In anderen Fällen hilft der "Weisse Ring" mit anwaltlicher Unterstützung bei der Anklage. In Missbrauchsfällen hat der Verein durchgesetzt, dass den Opfern der Verhörmarathon bei Polizei, Staatsanwaltschaft und vor Gericht erleichtert wird und dass es bei einem einmaligen Video-Verhör für alle Instanzen bleibt. Doch bei dem Fall eines Mädchens, das von ihrem Vater vergewaltigt worden war und deswegen schon zweimal versucht hatte, sich das Leben zu nehmen, wurde dieser Opferschutz ad absurdum geführt. Der Vater stand in Berlin vor Gericht, das Mädchen sollte dort ein weiteres Mal aussagen. "Die Mutter sagte: ,Wenn sie das Kind töten wollen, dann zwingen sie es dazu.' Das Video-Verhör des Mädchens war bei der ermittelnden Staatsanwaltschaft verloren gegangen", sagt Nowak. Das Berliner Gericht bestand auf einer Aussage. Als sich Mutter und Tochter weigerten, wurde der Vater in Berlin trotz aller Zweifel freigesprochen.

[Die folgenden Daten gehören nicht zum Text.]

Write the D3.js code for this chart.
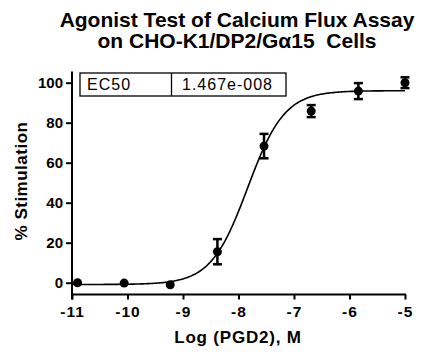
<!DOCTYPE html>
<html><head><meta charset="utf-8">
<script src="https://cdn.jsdelivr.net/npm/d3@7"></script>
<style>
html,body{margin:0;padding:0;background:#fff;}
svg{display:block;}
text{font-family:"Liberation Sans",Arial,sans-serif;fill:#000;}
</style></head>
<body>
<svg id="chart" width="442" height="356"></svg>
<script>
const titleLines = ["Agonist Test of Calcium Flux Assay", "on CHO-K1/DP2/G\u03B115  Cells"];
const xLabel = "Log (PGD2), M";
const yLabel = "% Stimulation";
const logConc = [-10.9, -10.06, -9.23, -8.38, -7.54, -6.69, -5.84, -5.0];
const response = [0, -0.2, -1.0, 15.5, 68.3, 85.8, 95.8, 100.0];
const errSD = [0, 0, 0, 6.3, 6.1, 3.0, 4.0, 2.7];
const xTicks = [-11, -10, -9, -8, -7, -6, -5];
const yTicks = [0, 20, 40, 60, 80, 100];
const fitBottom = -0.9, fitTop = 96, logEC50 = Math.log10(1.467e-8), hill = 1.31;
const tableLabels = ["EC50", "1.467e-008"];

const svg = d3.select("#chart");
const x = d3.scaleLinear().domain([-11, -5]).range([72, 405]);
const y = d3.scaleLinear().domain([0, 100]).range([282.7, 82.7]);
const axisBottomY = 294.5;
const FONT = '"Liberation Sans",Arial,sans-serif';

// title
svg.append("text").attr("x", 237).attr("y", 27).attr("text-anchor", "middle")
  .attr("font-size", 21).attr("font-weight", "bold").text(titleLines[0]);
svg.append("text").attr("x", 237).attr("y", 48).attr("text-anchor", "middle")
  .attr("font-size", 21).attr("font-weight", "bold").style("white-space","pre").text(titleLines[1]);

// y axis
const yAxis = d3.axisLeft(y).tickValues(yTicks).tickSize(6).tickPadding(3);
const gy = svg.append("g").attr("transform", "translate(72,0)").call(yAxis);
gy.select(".domain").remove();
gy.append("line").attr("x1", 0).attr("x2", 0).attr("y1", 71.5).attr("y2", axisBottomY + 5)
  .attr("stroke", "#000").attr("stroke-width", 2);
gy.selectAll(".tick line").attr("stroke-width", 2);
gy.selectAll(".tick text").attr("font-size", 15).attr("font-weight", "bold")
  .attr("font-family", FONT).attr("fill", "#000");

// x axis
const xAxis = d3.axisBottom(x).tickValues(xTicks).tickSize(5).tickPadding(6).tickFormat(d3.format("d"));
const gx = svg.append("g").attr("transform", `translate(0,${axisBottomY})`).call(xAxis);
gx.select(".domain").remove();
gx.append("line").attr("x1", x(-11) - 1).attr("x2", x(-5) + 1).attr("y1", 0).attr("y2", 0)
  .attr("stroke", "#000").attr("stroke-width", 2);
gx.selectAll(".tick line").attr("stroke-width", 2);
gx.selectAll(".tick text").attr("font-size", 15.5).attr("font-weight", "bold")
  .attr("font-family", FONT).attr("fill", "#000").attr("letter-spacing", 1)
  .text(d => "-" + Math.abs(d));

// axis labels
svg.append("text").attr("x", 238).attr("y", 343).attr("text-anchor", "middle")
  .attr("font-size", 17).attr("font-weight", "bold").attr("letter-spacing", 0.8).text(xLabel);
svg.append("text").attr("transform", "translate(27,181) rotate(-90)").attr("text-anchor", "middle")
  .attr("font-size", 17).attr("font-weight", "bold").attr("letter-spacing", 0.5).text(yLabel);

// fit curve
const curveX = d3.range(0, 301).map(i => -11 + i * 6 / 300);
const fit = v => fitBottom + (fitTop - fitBottom) / (1 + Math.pow(10, (logEC50 - v) * hill));
svg.append("path").datum(curveX)
  .attr("d", d3.line().x(d => x(d)).y(d => y(fit(d))).curve(d3.curveLinear))
  .attr("fill", "none").attr("stroke", "#000").attr("stroke-width", 1.6);

// error bars
const pts = logConc.map((c, i) => ({c, r: response[i], e: errSD[i]}));
const eb = svg.append("g");
pts.filter(p => p.e > 0).forEach(p => {
  eb.append("line").attr("x1", x(p.c)).attr("x2", x(p.c)).attr("y1", y(p.r - p.e)).attr("y2", y(p.r + p.e))
    .attr("stroke", "#000").attr("stroke-width", 2.5);
  [p.r - p.e, p.r + p.e].forEach(v => eb.append("line").attr("x1", x(p.c) - 4.5).attr("x2", x(p.c) + 4.5)
    .attr("y1", y(v)).attr("y2", y(v)).attr("stroke", "#000").attr("stroke-width", 2.5));
});
svg.append("g").selectAll("circle").data(pts).join("circle")
  .attr("cx", d => x(d.c)).attr("cy", d => y(d.r)).attr("r", 4.5).attr("fill", "#000");

// EC50 table
const tb = svg.append("g");
tb.append("rect").attr("x", 80).attr("y", 73).attr("width", 206).attr("height", 23)
  .attr("fill", "#fff").attr("stroke", "#000").attr("stroke-width", 1.3);
tb.append("line").attr("x1", 171.5).attr("x2", 171.5).attr("y1", 73).attr("y2", 96)
  .attr("stroke", "#000").attr("stroke-width", 1.3);
tb.append("text").attr("x", 87).attr("y", 90).attr("font-size", 16).attr("letter-spacing", 1).text(tableLabels[0]);
tb.append("text").attr("x", 182).attr("y", 90).attr("font-size", 16).attr("letter-spacing", 1).text(tableLabels[1]);
</script>
</body></html>
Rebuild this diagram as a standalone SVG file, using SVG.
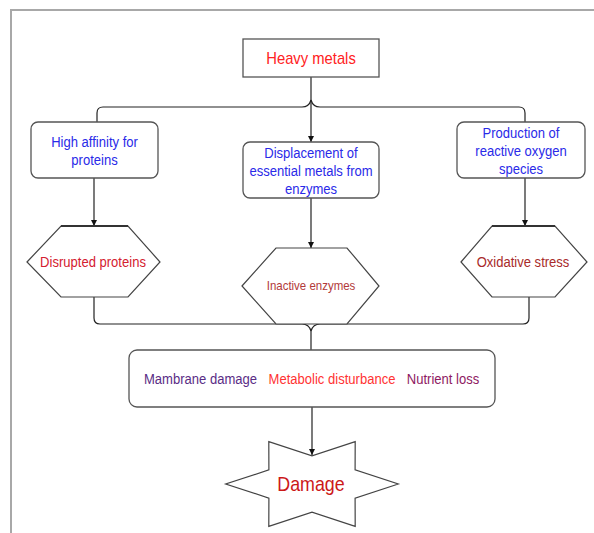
<svg xmlns="http://www.w3.org/2000/svg" width="594" height="533" viewBox="0 0 594 533">
<style>
  .frame { fill: none; stroke: #a8a8a8; stroke-width: 2; }
  .box { fill: #ffffff; stroke: #555555; stroke-width: 1.3; }
  .hex { fill: #ffffff; stroke: #444444; stroke-width: 1.2; }
  .hextop { fill: none; stroke: #333333; stroke-width: 2; }
  .conn { fill: none; stroke: #222222; stroke-width: 1.2; }
  text { font-family: "Liberation Sans", Arial, sans-serif; text-anchor: middle; dominant-baseline: central; }
  .blue { fill: #2a2ae8; font-size: 15px; }
  .t15 { font-size: 15px; }
</style>
<defs>
  <marker id="arr" viewBox="0 0 10 10" refX="10" refY="5" markerWidth="6" markerHeight="6" orient="auto" markerUnits="userSpaceOnUse">
    <path d="M0,0 L10,5 L0,10 z" fill="#111111"/>
  </marker>
</defs>

<path class="frame" d="M11,533 L11,10 L594,10"/>

<g id="connectors">
  <path class="conn" d="M311,77 L311,142" marker-end="url(#arr)"/>
  <path class="conn" d="M97,122 L97,113 Q97,107 103,107 L302,107 Q309,107 311,100"/>
  <path class="conn" d="M525,122 L525,113 Q525,107 519,107 L320,107 Q313,107 311,100"/>
  <path class="conn" d="M94,178 L94,226" marker-end="url(#arr)"/>
  <path class="conn" d="M311,198 L311,248" marker-end="url(#arr)"/>
  <path class="conn" d="M525,178 L525,226" marker-end="url(#arr)"/>
  <path class="conn" d="M94,297 L94,318 Q94,324 100,324 L302,324 Q309,324 311,331"/>
  <path class="conn" d="M529,297 L529,318 Q529,324 523,324 L320,324 Q313,324 311,331"/>
  <path class="conn" d="M311,331 L311,350"/>
  <path class="conn" d="M312,407 L312,455" marker-end="url(#arr)"/>
</g>

<g id="heavy-metals">
  <rect class="box" x="243" y="39" width="136" height="38"/>
  <text transform="translate(311,58) scale(0.87,1)" style="font-size:17px; fill:#ff2222;">Heavy metals</text>
</g>

<g id="high-affinity">
  <rect class="box" x="31" y="122" width="127" height="56" rx="7"/>
  <text class="blue" transform="translate(94.5,142) scale(0.87,1)">High affinity for</text>
  <text class="blue" transform="translate(94.5,160) scale(0.87,1)">proteins</text>
</g>

<g id="displacement">
  <rect class="box" x="243" y="142" width="136" height="56" rx="7"/>
  <text class="blue" transform="translate(311,153) scale(0.87,1)">Displacement of</text>
  <text class="blue" transform="translate(311,171) scale(0.87,1)">essential metals from</text>
  <text class="blue" transform="translate(311,189) scale(0.87,1)">enzymes</text>
</g>

<g id="ros">
  <rect class="box" x="457" y="122" width="128" height="56" rx="7"/>
  <text class="blue" transform="translate(521,133) scale(0.87,1)">Production of</text>
  <text class="blue" transform="translate(521,151) scale(0.87,1)">reactive oxygen</text>
  <text class="blue" transform="translate(521,169) scale(0.87,1)">species</text>
</g>

<g id="disrupted-proteins">
  <polygon class="hex" points="27,262 61,226 128,226 160,262 128,297 61,297"/>
  <path class="hextop" d="M61,226 L128,226"/>
  <text class="t15" transform="translate(93,262) scale(0.87,1)" style="fill:#d42030;">Disrupted proteins</text>
</g>

<g id="inactive-enzymes">
  <polygon class="hex" points="242,286 276,248 347,248 379,286 347,324 276,324"/>
  <text transform="translate(311,286) scale(0.87,1)" style="font-size:13.2px; fill:#b23a3a;">Inactive enzymes</text>
</g>

<g id="oxidative-stress">
  <polygon class="hex" points="461,262 492,226 555,226 587,262 555,297 492,297"/>
  <path class="hextop" d="M492,226 L555,226"/>
  <text class="t15" transform="translate(523,262) scale(0.87,1)" style="fill:#a82a2a;">Oxidative stress</text>
</g>

<g id="effects">
  <rect class="box" x="129" y="350" width="366" height="57" rx="8"/>
  <text class="t15" transform="translate(200.5,379) scale(0.87,1)" style="fill:#5a2d86;">Mambrane damage</text>
  <text class="t15" transform="translate(332,379) scale(0.87,1)" style="fill:#ff3333;">Metabolic disturbance</text>
  <text class="t15" transform="translate(443,379) scale(0.87,1)" style="fill:#8e1a62;">Nutrient loss</text>
</g>

<g id="damage">
  <polygon class="hex" points="398.3,484 355.1,498.1 355.2,526.3 312,512.2 268.8,526.3 268.9,498.1 225.7,484 268.9,469.9 268.8,441.7 312,455.8 355.2,441.7 355.1,469.9"/>
  <text transform="translate(311,483) scale(0.85,1)" style="font-size:21px; fill:#cc1818;">Damage</text>
</g>
</svg>
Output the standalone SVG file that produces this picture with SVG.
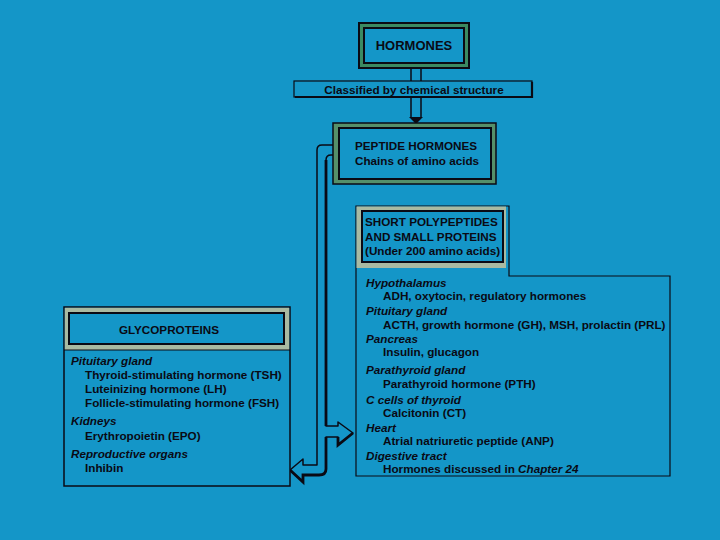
<svg xmlns="http://www.w3.org/2000/svg" width="720" height="540" viewBox="0 0 720 540">
<defs>
<style>
.t{font-family:"Liberation Sans",Arial,Helvetica,sans-serif;font-size:11.7px;font-weight:bold;fill:#0a0a14}
.i{font-style:italic}
.c{text-anchor:middle}
.ln{fill:none;stroke:#0a0a14}
.box{fill:#1496c8;stroke:#0a0a14;stroke-width:2}
</style>
</defs>
<rect width="720" height="540" fill="#1496c8"/>
<g id="connectors">
<path d="M411,67 L411,82 M421,67 L421,82" class="ln" stroke-width="1.5"/>
<rect x="411.5" y="96" width="9" height="22" fill="#1496c8"/>
<path d="M411,96 L411,118 M421,96 L421,118" class="ln" stroke-width="1.5"/>
<path d="M409,117 L423,117 L416,124 Z" fill="#0a0a14"/>
<path d="M333,145 L322,145 Q317,145 317,150 L317,465 L303,465 L303,459 L290,470 L303,482 L303,475 L319,475 Q326,475 326,469 L326,437 L338,437 L338,445 L353,433 L338,422 L338,426 L326,426 L326,160 Q326,155 331,155 L333,155" fill="#1496c8" stroke="#0a0a14" stroke-width="1.5" stroke-linejoin="round"/>
<path d="M326,160 L326,426 M338,437 L338,445 L353,433 M326,437 L326,469 Q326,475 319,475 L303,475 L303,482 L290,470" class="ln" stroke-width="2.8"/>
</g>
<g id="hormones">
<rect x="359" y="23" width="110" height="45" fill="#3b8a62" stroke="#0a0a14" stroke-width="2"/>
<rect x="364" y="28" width="100" height="35" class="box"/>
<text x="414" y="50" class="t c" style="font-size:13px">HORMONES</text>
</g>
<g id="classified">
<rect x="294" y="81" width="238" height="16" fill="#1496c8" stroke="#0a0a14" stroke-width="1.2"/>
<path d="M295,97 L532,97 L532,82" class="ln" stroke-width="2.2"/>
<text x="414" y="94" class="t c">Classified by chemical structure</text>
</g>
<g id="peptide">
<rect x="333" y="123" width="163" height="61" fill="#55906a" stroke="#0a0a14" stroke-width="1.5"/>
<rect x="339" y="128" width="152" height="51" class="box"/>
<text x="355" y="150" class="t">PEPTIDE HORMONES</text>
<text x="355" y="165" class="t">Chains of amino acids</text>
</g>
<g id="short-polypeptides">
<path d="M356,206 L509,206 L509,276 L670,276 L670,476 L356,476 Z" fill="#1496c8" stroke="#0a0a14" stroke-width="1.2"/>
<path d="M356.5,206.5 L506,206.5 L506,268 L356.5,268 Z" fill="#a9baa2"/>
<rect x="362" y="211" width="141" height="51" class="box"/>
<text x="365" y="226" class="t">SHORT POLYPEPTIDES</text>
<text x="365" y="240.5" class="t">AND SMALL PROTEINS</text>
<text x="365" y="255" class="t">(Under 200 amino acids)</text>
<text x="366" y="286.5" class="t i">Hypothalamus</text>
<text x="383" y="299.5" class="t">ADH, oxytocin, regulatory hormones</text>
<text x="366" y="315" class="t i">Pituitary gland</text>
<text x="383" y="328.5" class="t">ACTH, growth hormone (GH), MSH, prolactin (PRL)</text>
<text x="366" y="342.5" class="t i">Pancreas</text>
<text x="383" y="356" class="t">Insulin, glucagon</text>
<text x="366" y="373.5" class="t i">Parathyroid gland</text>
<text x="383" y="388" class="t">Parathyroid hormone (PTH)</text>
<text x="366" y="403.5" class="t i">C cells of thyroid</text>
<text x="383" y="417" class="t">Calcitonin (CT)</text>
<text x="366" y="431.5" class="t i">Heart</text>
<text x="383" y="445" class="t">Atrial natriuretic peptide (ANP)</text>
<text x="366" y="459.5" class="t i">Digestive tract</text>
<text x="383" y="473" class="t">Hormones discussed in <tspan class="i">Chapter 24</tspan></text>
</g>
<g id="glycoproteins">
<rect x="64" y="307" width="226" height="179" fill="#1496c8" stroke="#0a0a14" stroke-width="1.5"/>
<rect x="64.8" y="307.8" width="224.4" height="42.2" fill="#a9baa2"/>
<line x1="64" y1="350" x2="290" y2="350" stroke="#0a0a14" stroke-width="1"/>
<rect x="69" y="313" width="215" height="31" class="box"/>
<text x="169" y="333.5" class="t c">GLYCOPROTEINS</text>
<text x="71" y="365" class="t i">Pituitary gland</text>
<text x="85" y="379" class="t">Thyroid-stimulating hormone (TSH)</text>
<text x="85" y="392.5" class="t">Luteinizing hormone (LH)</text>
<text x="85" y="406.5" class="t">Follicle-stimulating hormone (FSH)</text>
<text x="71" y="425" class="t i">Kidneys</text>
<text x="85" y="439.5" class="t">Erythropoietin (EPO)</text>
<text x="71" y="457.5" class="t i">Reproductive organs</text>
<text x="85" y="472" class="t">Inhibin</text>
</g>
</svg>
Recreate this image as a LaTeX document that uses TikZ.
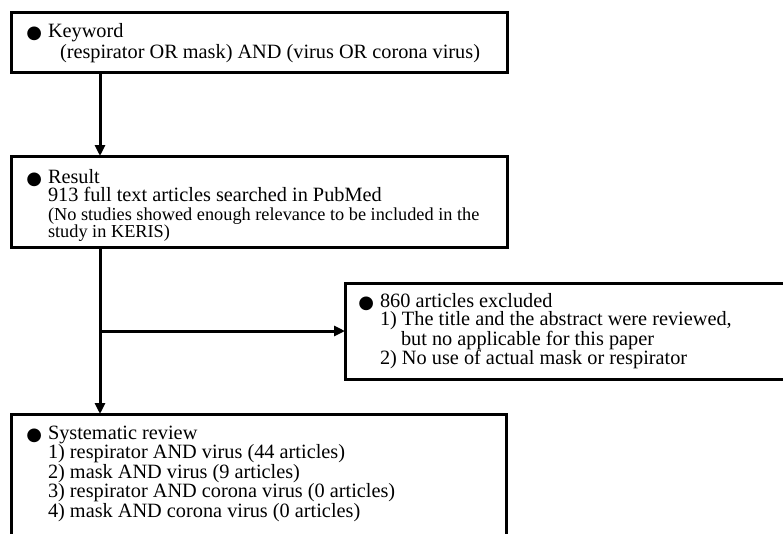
\documentclass[tikz,border=0pt]{standalone}
\usepackage{fontspec}
\setmainfont{Liberation Serif}
\newfontfamily\dvsans{DejaVu Sans}
\usetikzlibrary{arrows.meta}
\newcommand{\blt}{\llap{\raisebox{-1pt}{\dvsans\fontsize{18}{18}\selectfont ●}\hspace{6pt}}}
\begin{document}
\begin{tikzpicture}[x=1pt,y=-1pt,
  box/.style={draw,line width=3pt,rectangle,inner sep=0pt,outer sep=0pt,anchor=north west},
  txt/.style={anchor=north west,inner sep=0pt,outer sep=0pt,align=left,font=\fontsize{20.3}{21}\selectfont},
  arr/.style={line width=3pt,-{Triangle[length=11pt,width=10pt]}}]
\useasboundingbox (0,0) rectangle (783,533);
\clip (0,0) rectangle (783,533);
\node[box,minimum width=496pt,minimum height=60pt] (b1) at (11,12) {};
\node[box,minimum width=496pt,minimum height=91pt] (b2) at (11,156) {};
\node[box,minimum width=460pt,minimum height=96pt] (b3) at (345,283) {};
\node[box,minimum width=495pt,minimum height=200pt] (b4) at (11,414) {};
\node[txt] (t1) at (48,23) {\blt Keyword\\\hspace{12pt}(respirator OR mask) AND (virus OR corona virus)};
\node[txt,font=\fontsize{20.3}{18.5}\selectfont] (t2) at (48,169) {\blt Result\\913 full text articles searched in PubMed\\{\fontsize{18.3}{18}\selectfont (No studies showed enough relevance to be included in the}\\[-1.5pt]{\fontsize{18.3}{16.5}\selectfont study in KERIS)}};
\node[txt,font=\fontsize{20.3}{18.5}\selectfont] (t3) at (380,293) {\blt 860 articles excluded\\1) The title and the abstract were reviewed,\\\hspace{21pt}but no applicable for this paper\\2) No use of actual mask or respirator};
\node[txt,font=\fontsize{20.3}{19.5}\selectfont] (t4) at (48,426) {\blt Systematic review\\1) respirator AND virus (44 articles)\\2) mask AND virus (9 articles)\\3) respirator AND corona virus (0 articles)\\4) mask AND corona virus (0 articles)};
\coordinate (cx) at (100,0);
\coordinate (br) at (b3.west -| cx);
\draw[arr] (b1.south -| cx) -- (b2.north -| cx);
\draw[arr] (b2.south -| cx) -- (b4.north -| cx);
\draw[arr] (br) -- (b3.west);
\end{tikzpicture}
\end{document}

"Beim ,Weissen Ring' dürfen sie nicht gleich aufgeben, wenn sie mit dem Schädel gegen eine Wand gelaufen sind. Sie müssen ihn sich schon weich schlagen können", sagt Nowak. Zu seinen zwölf Mitstreitern zählen Anwälte, Ärzte, Krankenschwestern und Polizisten. Um manche Fälle kümmern sie sich ein paar Tage, um andere jahrelang. Die Arbeit kann belastend sein, die Schicksale lassen sich nicht immer leicht ertragen. Berührungsängste oder Vorurteile sind beim "Weissen Ring" nicht gern gesehen. Ein Jahr lang werden Helfer von Nowak eingearbeitet, in Ausbildungslehrgängen werden die theoretischen Inhalte vermittelt. Wobei Gerhard Nowak ein Mann der Tat ist und es nicht mag, wenn die Dinge zerredet werden. Machen, nicht schnacken. Gerhard Nowak betont: "Wenn Helfer mal was falsch machen, ist das nicht schlimm. Nur wer nichts macht, macht keine Fehler."